Community activists intent on police reform, like Muhammad and Edmond, have monitored Holloway’s tenure and the changing face of his department with a mixture of optimism and impatience, looking to see how internal diversity translates into policy and practice.

“It does matter to have Black people there, but Black people that have the mindset to serve the community is more important than having just, you know, Black faces,” Muhammad said.

Holloway takes their calls and is open to new strategies, such as testing a program to have social workers respond to mental health calls.

Yet those strides feel overdue, not something to celebrate, Muhammad and Edmond said. They still want to see a stronger emphasis on community policing and a firmer retreat from focusing on low-level infractions.

Building trust is a slow road and can be threatened in an instant. When police officers fired 50 rounds at 20-year-old Dominique Harris during an arrest attempt last year, a Facebook video of the confrontation set off a fresh round of fear in the community, Muhammad said.

Harris had tried to ram his car past a blockade of police vehicles and shot an officer, but some only saw an excessive use of force.

“We’re fighting, you know, years and years of tradition,” Muhammad said.

This story has been updated with more context on the Dominique Harris case. The percentage of white officials has also been updated based on information received since publication.

Times data editor Langston Taylor contributed to this report.

Have a tip related to this story? Email the reporter at [email protected].

The Foundation for a Healthy St. Petersburg provides partial funding for Times stories on equity. It does not select story topics and is not involved in the reporting or editing.

About the records:

The Tampa Bay Times requested detailed staff demographics from six major law enforcement agencies in the region.

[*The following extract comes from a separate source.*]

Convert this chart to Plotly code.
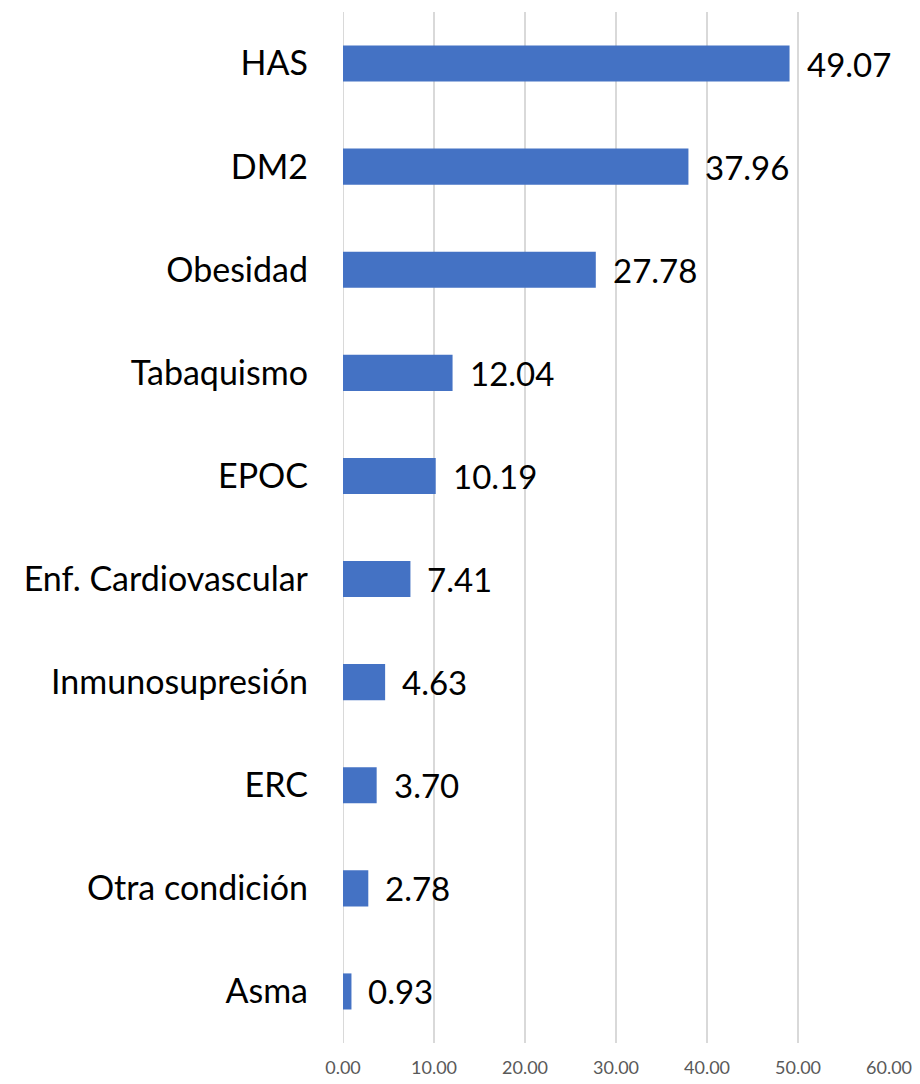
import plotly.graph_objects as go

categories = ["HAS", "DM2", "Obesidad", "Tabaquismo", "EPOC", "Enf. Cardiovascular",
              "Inmunosupresión", "ERC", "Otra condición", "Asma"]
values = [49.07, 37.96, 27.78, 12.04, 10.19, 7.41, 4.63, 3.70, 2.78, 0.93]
x_ticks = [0, 10, 20, 30, 40, 50, 60]
x_tick_labels = ["0.00", "10.00", "20.00", "30.00", "40.00", "50.00", "60.00"]

fig = go.Figure(go.Bar(
    y=categories, x=values, orientation="h",
    marker=dict(color="#4472C4", line=dict(width=0)),
    width=0.35,
    hoverinfo="x+y",
))

for c, v in zip(categories, values):
    fig.add_annotation(x=v, y=c, xref="x", yref="y", text=f"{v:.2f}",
                       showarrow=False, xanchor="left", yanchor="middle", xshift=15,
                       font=dict(family="Lato, sans-serif", size=33, color="#000000"))

# page body has an 8px default margin, so the figure is 8px smaller and offset
fig.update_layout(
    width=912, height=1076,
    margin=dict(l=335, r=31, t=4, b=41, autoexpand=False),
    plot_bgcolor="white", paper_bgcolor="white",
    showlegend=False,
    xaxis=dict(range=[0, 60], tickvals=x_ticks, ticktext=x_tick_labels,
               showgrid=True, gridcolor="#D9D9D9", gridwidth=2,
               zeroline=False, showline=False, automargin=False,
               tickfont=dict(family="Lato, sans-serif", size=18, color="#595959"),
               ticklabelstandoff=12),
    yaxis=dict(autorange="reversed", showgrid=False, zeroline=False, showline=False,
               automargin=False,
               tickfont=dict(family="Lato, sans-serif", size=34, color="#000000"),
               ticklabelstandoff=34),
)
fig.add_shape(type="line", xref="x", yref="paper", x0=0, x1=0, y0=0, y1=1,
              line=dict(color="#D9D9D9", width=2), layer="below")

fig.write_html("out.html")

All provided Equal Employment Opportunity Plans regularly submitted to the U.S. Department of Justice. The St. Petersburg Police Department’s plans, besides the most recent one, only included the categories “white” and “minority.” The Pinellas County Sheriff’s Office shared an extra record showing the demographics of staff employed in the Department of Detention and Corrections and the share employed on patrol. The Hillsborough County Sheriff’s Office did not have an equivalent document.

The U.S. Census allows responders to identify by both ethnicity and race and includes a category called “non-Hispanic white” to capture the share of the population that identifies as white and not of Hispanic descent. Local population demographics in this report are based on the U.S. Census category “non-Hispanic white.” Law enforcement agencies do not make that distinction in their Equal Employment Opportunity Plans, and only identify employees by one category or the other.